Todo el viaje del Papa a España, en Santiago y Barcelona, como todo su pontificado, y como su libro entrevista «Luz del mundo», es una apelación a que volvamos a Dios. Es como si surgiese, en nuestro mundo de hoy, un nuevo profeta Isaías, ante el pueblo de Dios, del Israel de entonces que clama: ¡«Mirad a vuestro Dios!». También hoy, como entonces, ante la situación que vivimos en nuestro mundo, en nuestra España con todas sus dificultades y temores, necesitamos acoger esta apelación tan apremiante: «¡Mirad a vuestro Dios!». Necesitamos mirar a Dios, volver a poner a Dios en el centro de todo: Dios como centro de la realidad y Dios como centro de la vida. «Cómo es posible –se preguntaba el Papa– que se haya hecho silencio público sobre la realidad primera y esencial de la vida humana? ¿Cómo es posible remitirla a la penumbra?».
«Para muchos, el ateísmo práctico es hoy la regla normal de la vida. Se piensa que tal vez haya algo o alguien que en tiempos remotísimos dio un impulso inicial al mundo, pero ese ser no nos incumbe en absoluto. Si esa postura se convierte en la actitud general en la vida, la libertad no tiene ya más parámetros, todo es posible y todo está permitido. Por supuesto, no se trata de un Dios que de alguna manera existe, sino de un Dios que nos comprende, que nos habla y que nos incumbe, Y que, después, será nuestro juez» (Benedicto XVI, en «Luz del mundo»). Los hombres no podemos vivir a oscuras; Dios, Luz del mundo, es necesario para el hombre.

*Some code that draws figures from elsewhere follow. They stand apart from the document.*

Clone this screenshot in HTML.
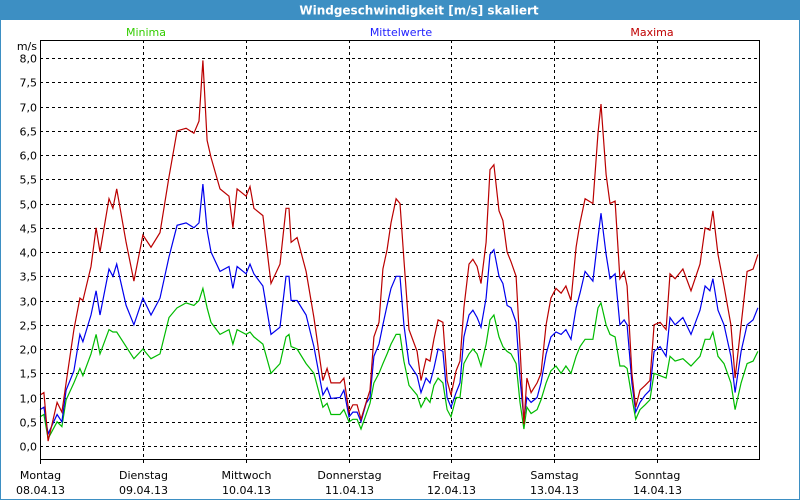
<!DOCTYPE html>
<html><head><meta charset="utf-8"><style>
html,body{margin:0;padding:0;background:#fff;}
#wrap{position:relative;width:800px;height:500px;overflow:hidden;}
svg text{font-family:"DejaVu Sans","Liberation Sans",sans-serif;}
</style></head><body>
<div id="wrap">
<svg id="chart" width="800" height="500" viewBox="0 0 800 500">
<rect x="0.5" y="0.5" width="799" height="499" fill="#fff" stroke="#3d8fc3"/>
<rect x="0" y="0" width="800" height="20" fill="#3d8fc3"/>
<text x="419" y="14.5" fill="#fff" font-size="12" font-weight="bold" text-anchor="middle">Windgeschwindigkeit [m/s] skaliert</text>
<text x="146" y="36" fill="#33cc00" font-size="11" text-anchor="middle">Minima</text>
<text x="401" y="36" fill="#2020ff" font-size="11" text-anchor="middle">Mittelwerte</text>
<text x="652" y="36" fill="#c00000" font-size="11" text-anchor="middle">Maxima</text>
<text x="37" y="50" fill="#000" font-size="11" text-anchor="end">m/s</text>
<g id="grid"></g>
<g id="series"></g>
<rect x="40.5" y="40.5" width="719" height="419" fill="none" stroke="#000" stroke-width="1"/>
<g id="labels"></g>
</svg>
</div>
<script>
const hours=[0,0.9,1.9,4.0,5.1,6.1,7.9,9.3,10.0,11.9,13.1,14.0,16.1,17.0,17.9,20.1,21.9,24.0,25.9,28.0,30.1,32.0,34.1,35.9,37.1,38.0,39.0,39.9,42.0,44.1,45.0,46.0,48.1,49.0,49.9,52.0,53.9,56.0,57.4,58.1,58.6,60.0,62.1,63.9,66.0,67.0,67.9,70.0,70.9,72.1,73.0,74.0,74.9,76.1,77.0,77.9,79.1,80.0,81.0,81.9,83.1,84.0,84.9,86.1,88.0,88.9,90.1,91.0,91.9,92.9,94.0,95.0,95.9,97.1,98.0,98.9,100.1,101.0,102.0,102.9,104.1,105.0,105.9,107.1,108.0,109.0,109.9,111.1,112.0,112.9,113.6,114.6,116.0,116.9,118.1,119.2,120.4,121.6,122.7,123.9,125.1,126.0,127.2,129.0,130.2,130.9,132.1,133.0,134.2,135.3,136.3,137.0,138.1,139.0,140.0,141.2,142.3,143.3,144.7,146.1,147.0,148.2,150.0,151.9,154.0,155.2,156.3,157.0,158.2,159.6,161.2,162.2,163.6,165.0,166.4,167.5];
const maxima=[1.05,1.1,0.1,0.9,0.7,1.3,2.4,3.05,3.0,3.7,4.5,4.0,5.1,4.9,5.3,4.2,3.4,4.35,4.1,4.4,5.55,6.5,6.55,6.45,6.7,7.95,6.3,5.95,5.3,5.15,4.5,5.3,5.15,5.35,4.9,4.75,3.35,3.75,4.9,4.9,4.2,4.3,3.6,2.65,1.35,1.6,1.3,1.3,1.4,0.7,0.85,0.85,0.55,0.9,1.15,2.25,2.55,3.65,4.05,4.6,5.1,5.0,3.85,2.4,1.95,1.35,1.8,1.75,2.2,2.6,2.55,1.35,1.05,1.55,1.75,2.85,3.75,3.85,3.7,3.35,4.2,5.7,5.8,4.85,4.65,4.0,3.8,3.5,2.05,0.45,1.4,1.1,1.3,1.5,2.5,3.05,3.25,3.15,3.3,3.0,4.1,4.6,5.1,5.0,6.45,7.05,5.6,5.0,5.05,3.45,3.6,3.3,1.5,0.8,1.15,1.25,1.35,2.5,2.55,2.4,3.55,3.45,3.65,3.2,3.75,4.5,4.45,4.85,3.95,3.3,2.5,1.4,2.5,3.6,3.65,3.95];
const mittel=[0.75,0.8,0.25,0.65,0.5,1.15,1.55,2.3,2.15,2.7,3.2,2.7,3.65,3.5,3.75,2.9,2.5,3.05,2.7,3.05,3.9,4.55,4.6,4.5,4.6,5.4,4.45,4.0,3.6,3.7,3.25,3.7,3.55,3.75,3.55,3.3,2.3,2.45,3.5,3.5,3.0,3.0,2.7,2.05,1.05,1.2,0.98,1.0,1.15,0.6,0.7,0.7,0.5,0.88,1.0,1.85,2.1,2.5,2.9,3.25,3.5,3.5,2.5,1.7,1.45,1.1,1.4,1.3,1.6,2.0,1.95,1.0,0.8,1.1,1.3,2.25,2.7,2.8,2.65,2.45,3.05,3.95,4.05,3.5,3.35,2.9,2.85,2.55,1.4,0.55,1.0,0.9,1.0,1.3,1.9,2.25,2.35,2.3,2.4,2.2,2.85,3.15,3.6,3.4,4.3,4.8,3.95,3.45,3.55,2.5,2.6,2.5,1.3,0.7,0.9,1.05,1.15,1.95,2.05,1.85,2.65,2.5,2.65,2.3,2.8,3.3,3.2,3.45,2.8,2.5,1.85,1.1,1.95,2.5,2.6,2.85];
const minima=[0.6,0.65,0.15,0.5,0.4,0.95,1.3,1.6,1.45,1.9,2.3,1.9,2.4,2.35,2.35,2.05,1.8,2.0,1.8,1.9,2.65,2.85,2.95,2.9,3.0,3.25,2.85,2.55,2.3,2.4,2.1,2.4,2.3,2.35,2.25,2.1,1.5,1.7,2.25,2.3,2.05,2.0,1.7,1.5,0.8,0.88,0.65,0.65,0.75,0.5,0.55,0.55,0.35,0.65,0.88,1.3,1.5,1.7,1.9,2.1,2.3,2.3,1.75,1.25,1.05,0.8,1.0,0.9,1.25,1.4,1.3,0.75,0.6,1.0,1.0,1.7,1.9,2.0,1.9,1.65,2.1,2.6,2.7,2.25,2.05,1.95,1.9,1.7,0.9,0.35,0.8,0.67,0.75,0.95,1.3,1.55,1.65,1.5,1.65,1.5,1.85,2.05,2.2,2.2,2.85,2.95,2.5,2.3,2.25,1.65,1.65,1.6,1.0,0.55,0.75,0.85,0.95,1.5,1.45,1.4,1.85,1.75,1.8,1.65,1.85,2.2,2.2,2.35,1.85,1.7,1.3,0.75,1.3,1.7,1.75,1.95];
const yTicks=["0,0","0,5","1,0","1,5","2,0","2,5","3,0","3,5","4,0","4,5","5,0","5,5","6,0","6,5","7,0","7,5","8,0"];
const dayNames=["Montag","Dienstag","Mittwoch","Donnerstag","Freitag","Samstag","Sonntag"];
const dayDates=["08.04.13","09.04.13","10.04.13","11.04.13","12.04.13","13.04.13","14.04.13"];

const NS="http://www.w3.org/2000/svg";
const X0=40,X1=760,Y0=446,PXU=48.5;
function xScale(h){return X0+h*(X1-X0)/168;}
function yScale(v){return Y0-v*PXU;}
const grid=document.getElementById('grid'),labels=document.getElementById('labels'),series=document.getElementById('series');

yTicks.forEach(function(t,i){
  const v=parseFloat(t.replace(',','.'));
  const y=Math.round(yScale(v))+0.5;
  const ln=document.createElementNS(NS,'line');
  ln.setAttribute('x1',X0);ln.setAttribute('x2',X1);ln.setAttribute('y1',y);ln.setAttribute('y2',y);
  ln.setAttribute('stroke','#000');ln.setAttribute('stroke-dasharray','3,3');
  
  
  grid.appendChild(ln);
  const tx=document.createElementNS(NS,'text');
  tx.setAttribute('x',37);tx.setAttribute('y',y+4);tx.setAttribute('font-size','11');tx.setAttribute('text-anchor','end');
  tx.textContent=t;
  
  
  labels.appendChild(tx);
});
dayNames.forEach(function(d,i){
  const x=Math.round(xScale(i*24))+0.5;
  const ln=document.createElementNS(NS,'line');
  ln.setAttribute('x1',x);ln.setAttribute('x2',x);ln.setAttribute('y1',40);ln.setAttribute('y2',464);
  ln.setAttribute('stroke','#000');
  if(i>0)ln.setAttribute('stroke-dasharray','3,3');
  
  
  grid.appendChild(ln);
  const t1=document.createElementNS(NS,'text');
  t1.setAttribute('x',x);t1.setAttribute('y',479);t1.setAttribute('font-size','11');t1.setAttribute('text-anchor','middle');
  t1.textContent=d;
  
  
  labels.appendChild(t1);
  const t2=document.createElementNS(NS,'text');
  t2.setAttribute('x',x);t2.setAttribute('y',494);t2.setAttribute('font-size','11');t2.setAttribute('text-anchor','middle');
  t2.textContent=dayDates[i];
  
  
  labels.appendChild(t2);
});
function drawSeries(vals,color,name){
  const p=document.createElementNS(NS,'polyline');
  p.setAttribute('points',vals.map(function(v,i){return xScale(hours[i]).toFixed(1)+','+yScale(v).toFixed(1);}).join(' '));
  p.setAttribute('fill','none');p.setAttribute('stroke',color);p.setAttribute('stroke-width','1.2');
  
  
  series.appendChild(p);
}
drawSeries(minima,'#00bb00','series-minima');
drawSeries(mittel,'#0000ee','series-mittelwerte');
drawSeries(maxima,'#bb0000','series-maxima');
</script>
</body></html>
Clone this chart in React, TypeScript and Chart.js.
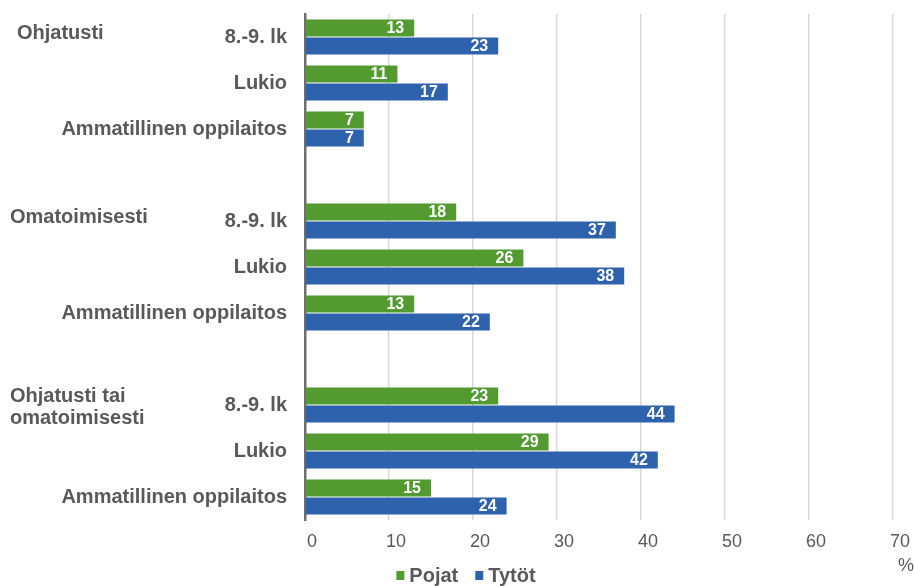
import React, { useEffect, useRef } from "react";
import { Chart, registerables } from "chart.js";
Chart.register(...registerables);

const categories = [
  "8.-9. lk", "Lukio", "Ammatillinen oppilaitos", "",
  "8.-9. lk", "Lukio", "Ammatillinen oppilaitos", "",
  "8.-9. lk", "Lukio", "Ammatillinen oppilaitos",
];
const groupNames = [["Ohjatusti"], ["Omatoimisesti"], ["Ohjatusti tai", "omatoimisesti"]];
const groupStart = [0, 4, 8];
const seriesNames = ["Pojat", "Tytöt"];
const pojat = [13, 11, 7, null, 18, 26, 13, null, 23, 29, 15];
const tytot = [23, 17, 7, null, 37, 38, 22, null, 44, 42, 24];
const xMin = 0;
const xMax = 70;
const xStep = 10;
const unitLabel = "%";

const GREEN = "#539B31";
const BLUE = "#2F62AD";
const TEXT = "#595959";
const FONT = "'Liberation Sans', Arial, sans-serif";

export default function App() {
  const ref = useRef<HTMLCanvasElement | null>(null);
  useEffect(() => {
    if (!ref.current) return;
    const overlay = {
      id: "overlay",
      afterDatasetsDraw(chart: any) {
        const ctx = chart.ctx;
        const xs = chart.scales.x;
        const ys = chart.scales.y;
        ctx.save();
        // data labels
        ctx.font = `bold 16px ${FONT}`;
        ctx.fillStyle = "#ffffff";
        ctx.textAlign = "right";
        ctx.textBaseline = "middle";
        chart.data.datasets.forEach((ds: any, di: number) => {
          const meta = chart.getDatasetMeta(di);
          meta.data.forEach((bar: any, i: number) => {
            const v = ds.data[i];
            if (v === null || v === undefined) return;
            ctx.fillText(String(v), bar.x - 10, bar.y + 1);
          });
        });
        // group labels
        ctx.fillStyle = TEXT;
        ctx.textAlign = "left";
        ctx.font = `bold 20px ${FONT}`;
        const offs = [{ x: 17, y: -4 }, { x: 10, y: -3.5 }, { x: 10, y: 2 }];
        groupNames.forEach((lines, g) => {
          const yc = ys.getPixelForValue(groupStart[g]) + offs[g].y;
          const lh = 22;
          const y0 = yc - ((lines.length - 1) * lh) / 2;
          lines.forEach((t, k) => ctx.fillText(t, offs[g].x, y0 + k * lh));
        });
        // unit label
        ctx.font = `18px ${FONT}`;
        ctx.textAlign = "center";
        ctx.fillText(unitLabel, xs.right + 13, 566);
        // legend
        ctx.font = `bold 20px ${FONT}`;
        ctx.textAlign = "left";
        const colors = [GREEN, BLUE];
        const widths = seriesNames.map((n) => 8 + 5 + ctx.measureText(n).width);
        const gap = 17;
        const total = widths.reduce((a, b) => a + b, 0) + gap * (widths.length - 1);
        let x = 466 - total / 2;
        const ly = 575.5;
        seriesNames.forEach((n, i) => {
          ctx.fillStyle = colors[i];
          ctx.fillRect(x, ly - 4.5, 8, 9);
          ctx.fillStyle = TEXT;
          ctx.fillText(n, x + 13, ly + 1);
          x += widths[i] + gap;
        });
        ctx.restore();
      },
    };
    const chart = new Chart(ref.current, {
      type: "bar",
      data: {
        labels: categories,
        datasets: [
          { label: seriesNames[0], data: pojat, backgroundColor: GREEN, categoryPercentage: 0.78, barPercentage: 0.95 },
          { label: seriesNames[1], data: tytot, backgroundColor: BLUE, categoryPercentage: 0.78, barPercentage: 0.95 },
        ],
      },
      options: {
        indexAxis: "y",
        animation: false,
        responsive: false,
        maintainAspectRatio: false,
        layout: { padding: { top: 14, right: 22, left: 0, bottom: 0 } },
        plugins: { legend: { display: false }, tooltip: { enabled: false } },
        scales: {
          x: {
            min: xMin,
            max: xMax,
            afterFit: (s: any) => { s.height = 66; s.paddingLeft = 0; s.paddingRight = 0; },
            ticks: { stepSize: xStep, color: TEXT, font: { family: FONT, size: 18 }, padding: 11, labelOffset: 7 },
            grid: { color: "#d9d9d9", lineWidth: 1.5, drawTicks: false },
            border: { display: false },
          },
          y: {
            afterFit: (s: any) => { s.width = 305; s.paddingTop = 0; s.paddingBottom = 0; },
            ticks: { color: TEXT, font: { family: FONT, size: 20, weight: "bold" }, padding: 18, autoSkip: false },
            grid: { display: false, drawTicks: false },
            border: { display: true, color: "#6f6f6f", width: 2.5 },
          },
        },
      } as any,
      plugins: [overlay],
    });
    return () => chart.destroy();
  }, []);
  return (
    <div style={{ position: "fixed", left: 0, top: 0, width: 915, height: 586, background: "#fff" }}>
      <canvas ref={ref} width={915} height={586} style={{ width: 915, height: 586, display: "block" }} />
    </div>
  );
}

Si hoy existe un problema de moralidad, de recomposición moral en la sociedad, deriva de la ausencia de Dios en nuestro pensamiento, en nuestra vida. Se ha dejado de creer que el hombre sea tan importante a los ojos de Dios, que existe Dios, que se ocupa de nosotros y con nosotros.
Pensamos que cuanto hacemos sólo depende de nosotros, que las cosas que hacemos en definitiva son cosas nuestras, y que para Dios, si existe, no pueden tener demasiada importancia. Así hemos decidido construirnos a nosotros mismos, construir o reconstruir el mundo y la sociedad sin contar realmente con la realidad de Dios. Pero si en nuestra vida de hoy y de mañana prescindimos de Dios y de la vida eterna que Él nos da, todo cambia, porque el ser humano pierde su gran honor y dignidad. Y todo se vuelve al final manipulable y la consecuencia inevitable es la descomposición moral.
La ausencia de Dios es el drama de nuestra época. Por ello el deber prioritario de la Iglesia y de los cristianos es testimoniar a Dios. Lo entendieron perfectamente los Obispos españoles cuando en la década de los 80 publicaron aquel inolvidable documento «Testigos del Dios vivo», al que haríamos bien volviéndolo a releer y aplicar. Antes de los deberes morales y sociales que tenemos, y que son tan inaplazables, lo que la Iglesia y los cristianos deberíamos ofrecer y dar testimonio con fuerza y claridad es del centro de nuestra fe: Dios vivo. Lo que el Papa nos ha dicho a los católicos españoles en su reciente viaje a España es sencillamente que hemos de hacer presente en nuestra fe, nuestra esperanza y nuestra caridad la realidad del Dios vivo. Por esto la tarea fundamental de la Iglesia, en España, en Europa, en todo el mundo, «si realmente se quiere contribuir a la vida humana y a la humanización de la vida en este mundo, es la de hacer presente y por así decirlo, casi tangible, esta realidad de un Dios que vive, de un Dios que nos conoce y nos ama, en cuya mirada vivimos, un Dios que reconoce nuestra responsabilidad y de ella espera la respuesta de nuestro amor realizado y plasmado en nuestra vida de cada día» (J. Ratzinger).